Nina’s English=Singlish. I don’t know if that’s the politically correct term, but her accent is definitely not American, and sometimes, she’s got that “la” thing on the back of her sentences. Her English is generally good. Grammar is still developing, but that’s age appropriate.
Nina’s Mandarin: Mystery. She understands, but doesn’t speak much. When she’s on the spot, apparently she does say something, but it’s limited and we don’t quite know where it’s headed. She was like that a few months ago with Japanese, but she has more exposure during the day to Mandarin, so we’ll see what she picks up. The challenge is also that I don’t quite recognize Chinese coming from her since I’m unfamiliar with it myself. She has also already decided that I’m not a Chinese speaker and adamantly refuses to speak Chinese with me, even if I try.
Nina’s Japanese: Starting to flourish. It helps that my friend introduced me to a really cool program called Douwakan. A children’s book shop owner and some of his associates have devoted time to selecting age appropriate books for children and they can send up to 3 books a month addressed to your child. It’s a bit pricey from abroad (Non-Japan), but I like the books they deliver and Nina looks forward to receiving her monthly gift. I firmly believe that the only reason I was able to keep up my Japanese was because I read a lot of Japanese books growing up, so early exposures to good books for the children is extremely important to me. She has an accent of some sort, can’t quite pinpoint which one it is, between the American and Filipino Japanese accent we have in the house, she’s a bit confused. Both my husband and our helper speak some levels of Japanese and they often speak it with her. I think she’s on the right track, she recognizes those that are Japanese speakers and gravitates towards them.

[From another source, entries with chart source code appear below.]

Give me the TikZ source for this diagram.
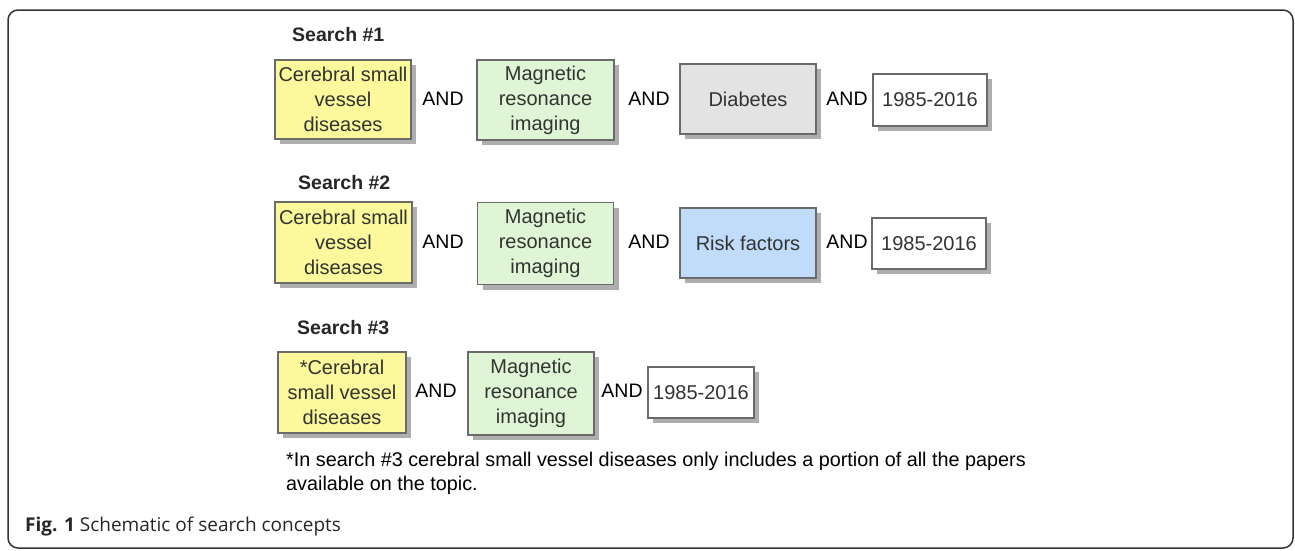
\documentclass[tikz,border=0pt]{standalone}
\usepackage{fontspec}
\setmainfont{Liberation Sans}
\newfontfamily\capfont{Open Sans}
\definecolor{ylw}{HTML}{FBF99B}
\definecolor{grn}{HTML}{DFF5D5}
\definecolor{gry}{HTML}{E3E3E3}
\definecolor{blu}{HTML}{C0DCFA}
\definecolor{bord}{HTML}{6A6A6A}
\definecolor{shad}{HTML}{9A9A9A}
\definecolor{txt}{HTML}{333333}
\begin{document}
\begin{tikzpicture}[x=1pt,y=-1pt,
  box/.style={draw=bord, line width=1.2pt, text=txt, align=center, inner sep=0pt,
    font=\fontsize{20}{25}\selectfont,
    preaction={fill=shad, opacity=0.8, transform canvas={xshift=5pt,yshift=-5pt}}},
  andlbl/.style={font=\fontsize{19.5}{25}\selectfont, inner sep=0pt},
  title/.style={font=\fontsize{19.5}{25}\selectfont\bfseries, anchor=west, inner sep=0pt, text=black!85},
]
\useasboundingbox (0,0) rectangle (1295,550);
\draw[line width=1.5pt, draw=black!80, rounded corners=10pt] (8,10) rectangle (1293,548);

% Row 1
\node[title] (s1) at (292,35) {Search \#1};
\node[box, fill=ylw, minimum width=136pt, minimum height=79pt] (y1) at (343,99.5) {Cerebral small\\vessel\\diseases};
\node[andlbl] (a11) at (443,99) {AND};
\node[box, fill=grn, minimum width=137pt, minimum height=80pt] (g1) at (545.5,100) {Magnetic\\resonance\\imaging};
\node[andlbl] (a12) at (649,99) {AND};
\node[box, fill=gry, minimum width=136pt, minimum height=70pt] (d1) at (748,99) {Diabetes};
\node[andlbl] (a13) at (847,99) {AND};
\node[box, fill=white, minimum width=114pt, minimum height=52pt] (w1) at (930,100) {1985-2016};

% Row 2
\node[title] (s2) at (298,183) {Search \#2};
\node[box, fill=ylw, minimum width=137pt, minimum height=81pt] (y2) at (343.5,242.5) {Cerebral small\\vessel\\diseases};
\node[andlbl] (a21) at (443,242) {AND};
\node[box, fill=grn, minimum width=136pt, minimum height=82pt] (g2) at (545.5,243.5) {Magnetic\\resonance\\imaging};
\node[andlbl] (a22) at (649,242) {AND};
\node[box, fill=blu, minimum width=136pt, minimum height=70pt] (b2) at (748,243) {Risk factors};
\node[andlbl] (a23) at (847,242) {AND};
\node[box, fill=white, minimum width=114pt, minimum height=51pt] (w2) at (929,243.5) {1985-2016};

% Row 3
\node[title] (s3) at (297,328) {Search \#3};
\node[box, fill=ylw, minimum width=128pt, minimum height=81pt] (y3) at (342,392.5) {*Cerebral\\small vessel\\diseases};
\node[andlbl] (a31) at (436,391) {AND};
\node[box, fill=grn, minimum width=126pt, minimum height=83pt] (g3) at (531,393.5) {Magnetic\\resonance\\imaging};
\node[andlbl] (a32) at (622,391) {AND};
\node[box, fill=white, minimum width=106pt, minimum height=51pt] (w3) at (701,392.5) {1985-2016};

% Footnote
\node[anchor=north west, inner sep=0pt, align=left, font=\fontsize{19.8}{24}\selectfont, text=black] (fn) at (286,452)
  {*In search \#3 cerebral small vessel diseases only includes a portion of all the papers\\available on the topic.};

% Caption
\node[anchor=west, inner sep=0pt, font=\capfont\fontsize{19}{22}\selectfont, text=black!85] (cap) at (25,527)
  {{\bfseries Fig. 1} Schematic of search concepts};
\end{tikzpicture}
\end{document}
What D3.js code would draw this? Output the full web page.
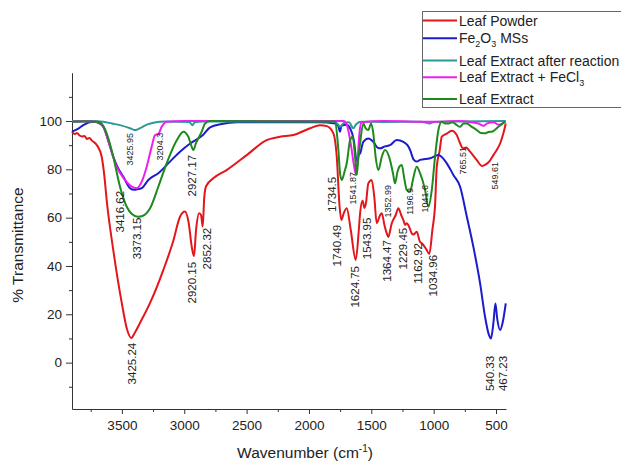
<!DOCTYPE html>
<html>
<head>
<meta charset="utf-8">
<script src="https://cdn.jsdelivr.net/npm/d3@7"></script>
<style>
  body { margin: 0; background: #fff; }
  text { font-family: "Liberation Sans", Arial, sans-serif; fill: #222; }
</style>
</head>
<body>
<div id="my_dataviz"></div>
<script>
// spectra: [wavenumber (cm-1), % transmittance]
var leafPowder = [[3900,95.6],[3880,94.6],[3860,95],[3840,94],[3820,93.6],[3800,93.8],[3780,92.6],[3760,93],[3742,92],
  [3700,90],[3662,85.2],[3640,77],[3622,67.3],[3569,46.6],[3501,24.7],[3460,14],[3425,10.2],[3395,12.5],[3355,16.4],
  [3274,24.7],[3168,38.3],[3090,50],[3034,60.4],[2994,62.5],[2965,58],[2940,48],[2922,44],[2905,55],[2880,61.8],
  [2865,61],[2852,56.3],[2840,68],[2825,73],[2767,76.3],[2660,79.7],[2499,85.9],[2339,92.1],[2232,93.5],[2125,94.2],
  [1991,97],[1911,98.3],[1857,97.9],[1804,94.9],[1777,85.2],[1755,65],[1740,59],[1720,62],[1697,63.9],[1665,55],
  [1625,42.5],[1600,55],[1590,61.8],[1570,67],[1555,64],[1543,66],[1524,74.2],[1497,75.6],[1475,68],[1457,57.7],
  [1430,61],[1416,61.8],[1395,57],[1376,53.5],[1364,52],[1336,57.7],[1305,61],[1283,63.9],[1260,61],[1243,59],
  [1229,57],[1216,57.7],[1195,56],[1176,53.5],[1162,53],[1136,54.2],[1110,50],[1095,49.4],[1060,47],[1035,45],
  [1010,55],[989,65],[975,81.1],[951,88],[935,93.5],[895,94.8],[855,96],[815,94.2],[790,91],[765,88.7],[740,89],
  [708,87.3],[655,83.9],[614,81.4],[588,81.8],[550,83.5],[520,86],[494,88],[465,91],[441,94.9],[422,99]];

var fe2o3 = [[3900,95.6],[3860,96.5],[3809,98.3],[3760,99.5],[3716,99.7],[3680,99],[3649,97.6],[3610,92],[3569,85.2],
  [3530,80.5],[3489,77],[3435,72.2],[3400,71.5],[3370,71.8],[3341,72.2],[3288,75.6],[3208,78.4],[3114,83.2],[3034,87.3],
  [2950,90.8],[2850,94.2],[2793,97.4],[2700,98.8],[2579,99.5],[2312,99.5],[1911,99.5],[1790,99],[1765,98],[1751,95.6],
  [1740,98],[1700,98.5],[1670,97],[1640,92],[1617,83.5],[1600,86],[1590,86.6],[1564,91.4],[1524,92.8],[1484,91.4],
  [1450,89],[1430,88.7],[1390,89.5],[1350,90],[1296,92.1],[1243,91.4],[1210,90],[1189,88],[1160,84],[1136,83.2],
  [1109,83.9],[1029,84.6],[962,85.9],[895,82.5],[842,77.7],[788,72.8],[734,60.4],[682,48],[628,32.9],[588,19],
  [560,12],[540,10],[520,17],[505,24.5],[490,18],[467,13.5],[445,17],[422,24.5]];

var extractAfter = [[3900,100],[3750,100],[3649,99.7],[3580,99],[3515,98.3],[3435,97],[3400,96.3],[3380,96.4],
  [3341,97.4],[3290,98.7],[3248,99.3],[3150,99.8],[2960,99.6],[2935,98.3],[2915,99.5],[2850,99.8],[1800,99.8],
  [1765,98.5],[1751,97.6],[1720,99.2],[1680,99.5],[1644,97],[1620,98.8],[1580,99.7],[1400,99.6],[1100,99.7],
  [1030,99],[1000,99.6],[800,99.8],[422,100]];

var extractFeCl3 = [[3900,99.8],[3750,99.8],[3702,99.7],[3649,97.6],[3595,89.4],[3542,81.1],[3475,75.6],[3421,72.8],
  [3381,72.2],[3341,74.9],[3301,81.1],[3261,89.4],[3234,94.2],[3208,94.6],[3181,97.6],[3141,99.7],[3000,100],
  [2000,100],[1720,100],[1700,99],[1680,95],[1660,89],[1640,82],[1625,78],[1610,84],[1595,95],[1580,99.5],
  [1400,100],[1000,99.7],[800,100],[700,99.5],[640,99],[600,98],[570,99],[520,99.5],[480,98.5],[422,99.8]];

var leafExtract = [[3900,99.7],[3800,99.8],[3689,99.7],[3650,98],[3622,94.9],[3569,85.2],[3515,72.8],[3461,64.5],
  [3420,61.5],[3373,60.4],[3341,60.6],[3300,62],[3274,63.9],[3208,72.8],[3141,82.5],[3114,86],[3060,92],[3007,95.6],
  [2967,93.5],[2945,90],[2927,88],[2905,91],[2887,92.8],[2860,95.6],[2833,99],[2793,100],[1800,99.8],[1791,99.7],
  [1764,88],[1750,78],[1737,75.6],[1715,79],[1697,82.5],[1670,92.1],[1649,93.5],[1630,85],[1617,77.7],[1605,84],
  [1590,90.8],[1564,99],[1545,97],[1524,96.3],[1502,99],[1484,94.9],[1465,85],[1443,79.7],[1416,85.2],[1390,88],
  [1350,83.9],[1325,78],[1310,74.2],[1290,79],[1275,81.1],[1256,81.8],[1235,76],[1216,71.5],[1189,70.7],[1165,76],
  [1136,81.1],[1109,78.4],[1069,71.5],[1042,64.5],[1015,71.5],[989,85.2],[962,96.3],[935,99.7],[910,99],[882,99],
  [850,99.5],[820,98.5],[788,97.6],[760,99],[734,99],[694,97.6],[655,96.3],[620,95],[588,94.9],[560,95.5],
  [534,95.6],[481,97.6],[428,99.7]];

var seriesNames = ["Leaf Powder", "Fe2O3 MSs", "Leaf Extract after reaction", "Leaf Extract + FeCl3", "Leaf Extract"];
var seriesData = [leafPowder, fe2o3, extractAfter, extractFeCl3, leafExtract];
var seriesColors = ["#e3161c", "#1c1ccc", "#2a9a98", "#ee1fee", "#1e8a1e"];

var xTicks = [3500, 3000, 2500, 2000, 1500, 1000, 500];
var yTicks = [0, 20, 40, 60, 80, 100];

// peak labels: [text, wavenumber, %T] where the top of the label sits
var peakLabels = [["3416.62",3515,71.1],["3373.15",3379,60],["2927.17",2938,86],["2920.15",2938,41.7],
  ["2852.32",2818,55.8],["3425.24",3419,8.2],["1734.5",1815,76.9],["1740.49",1775,57],["1624.75",1631,40],
  ["1543.95",1535,60],["1364.47",1374,50.7],["1229.45",1246,55.8],["1162.92",1126,49.5],["1034.96",1005,44.6],
  ["540.33",548,2.8],["467.23",444,2.8]];
var smallPeakLabels = [["3425.95",3435,95.1],["3204.3",3194,95.1],["1541.87",1647,78.9],["1352.99",1366,73.5],
  ["1196.9",1190,72.3],["1041.6",1070,73.5],["765.51",765,89.3],["549.61",508,83]];

var width = 621, height = 463;
var svg = d3.select("#my_dataviz")
  .append("svg")
    .attr("width", width)
    .attr("height", height);

var x = d3.scaleLinear().domain([3900, 420]).range([72, 506]);
var y = d3.scaleLinear().domain([-19.2, 120]).range([409, 72.7]);

// minor ticks first, then major axes
svg.append("g")
  .attr("transform", "translate(0,409)")
  .call(d3.axisBottom(x).tickValues([3750, 3250, 2750, 2250, 1750, 1250, 750]).tickSize(3).tickFormat(""))
  .call(function(g) { g.select(".domain").remove(); });
svg.append("g")
  .attr("transform", "translate(72,0)")
  .call(d3.axisLeft(y).tickValues([-10, 10, 30, 50, 70, 90, 110]).tickSize(3).tickFormat(""))
  .call(function(g) { g.select(".domain").remove(); });

var xAxis = svg.append("g")
  .attr("transform", "translate(0,409)")
  .call(d3.axisBottom(x).tickValues(xTicks).tickSize(5).tickSizeOuter(0).tickPadding(6).tickFormat(d3.format("d")));
var yAxis = svg.append("g")
  .attr("transform", "translate(72,0)")
  .call(d3.axisLeft(y).tickValues(yTicks).tickSize(6).tickSizeOuter(0).tickPadding(4));

svg.selectAll(".tick line, .domain").attr("stroke", "#333").attr("stroke-width", 1);
svg.selectAll(".tick text").style("font-size", "13.5px").attr("fill", "#222");

// curves
var line = d3.line()
  .x(function(d) { return x(d[0]); })
  .y(function(d) { return y(d[1]); })
  .curve(d3.curveMonotoneX);

svg.append("g")
  .selectAll("path")
  .data(seriesData)
  .enter()
  .append("path")
    .attr("d", line)
    .attr("fill", "none")
    .attr("stroke", function(d, i) { return seriesColors[i]; })
    .attr("stroke-width", 2)
    .attr("stroke-linejoin", "round");

// peak labels, rotated
function addLabels(data, size) {
  svg.append("g")
    .selectAll("text")
    .data(data)
    .enter()
    .append("text")
      .attr("transform", function(d) { return "translate(" + x(d[1]) + "," + y(d[2]) + ") rotate(-90)"; })
      .attr("text-anchor", "end")
      .attr("dominant-baseline", "central")
      .style("font-size", size)
      .text(function(d) { return d[0]; });
}
addLabels(peakLabels, "11.5px");
addLabels(smallPeakLabels, "9px");

// axis titles
var xt = svg.append("text")
  .attr("x", 305)
  .attr("y", 458)
  .attr("text-anchor", "middle")
  .style("font-size", "15.5px");
xt.append("tspan").text("Wavenumber (cm");
xt.append("tspan").attr("dy", -6).style("font-size", "10px").text("-1");
xt.append("tspan").attr("dy", 6).text(")");

svg.append("text")
  .attr("transform", "translate(23,245) rotate(-90)")
  .attr("text-anchor", "middle")
  .style("font-size", "15.5px")
  .text("% Transmittance");

// legend
var legendRows = [20.5, 38.3, 60.5, 77.3, 99];
var legend = svg.append("g");
legend.append("rect")
  .attr("x", 422.5).attr("y", 11.5)
  .attr("width", 220).attr("height", 96)
  .attr("fill", "#fff").attr("stroke", "#666").attr("stroke-width", 1);

legend.selectAll("line")
  .data(seriesNames)
  .enter()
  .append("line")
    .attr("x1", 423).attr("x2", 457)
    .attr("y1", function(d, i) { return legendRows[i]; })
    .attr("y2", function(d, i) { return legendRows[i]; })
    .attr("stroke", function(d, i) { return seriesColors[i]; })
    .attr("stroke-width", 2);

legend.selectAll("text.lg")
  .data(seriesNames)
  .enter()
  .append("text")
    .attr("class", "lg")
    .attr("x", 459)
    .attr("y", function(d, i) { return legendRows[i] + 5; })
    .style("font-size", "14px")
    .each(function(d) {
      var t = d3.select(this);
      // subscript digits in the chemical formulas
      var shift = 0;
      d.split(/(\d)/).forEach(function(p) {
        if (p === "") return;
        var sub = /\d/.test(p) ? 3.5 : 0;
        var ts = t.append("tspan").attr("dy", sub - shift).text(p);
        if (sub) ts.style("font-size", "9px");
        shift = sub;
      });
    });
</script>
</body>
</html>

Nina’s 4th language: Gobbledygook. Nina has another language she speaks or yells, when she’s hyper. Probably a kid thing, but figured I’d include it. Maybe it’s her partial Mandarin, she’s happy when we repeat it, whatever it is.

Mila: She’s our baby. I go easy on her. Not to worry Nina, that will change. She’s just started to walk and she’s facing the challenges of life (i.e. her older sister) and thriving every day. She’s starting to respond to several languages and we are excited to see how her linguistic skills develop.

英語:これはもう一言で言うとネイティブスピーカー。私風に言うと、Bitching Level。つまり仕事・普段の文句をうるっさいバーとかで、愚痴って普通にブレンド出来るレベル。専門職語とグチと普段のだらだらを完全にミックスして喋れる事が条件。ビジネスだけの会話以外でも何でも違和感なくふるまえるレベル。書いていても、違和感なく、TPOに合わせられる。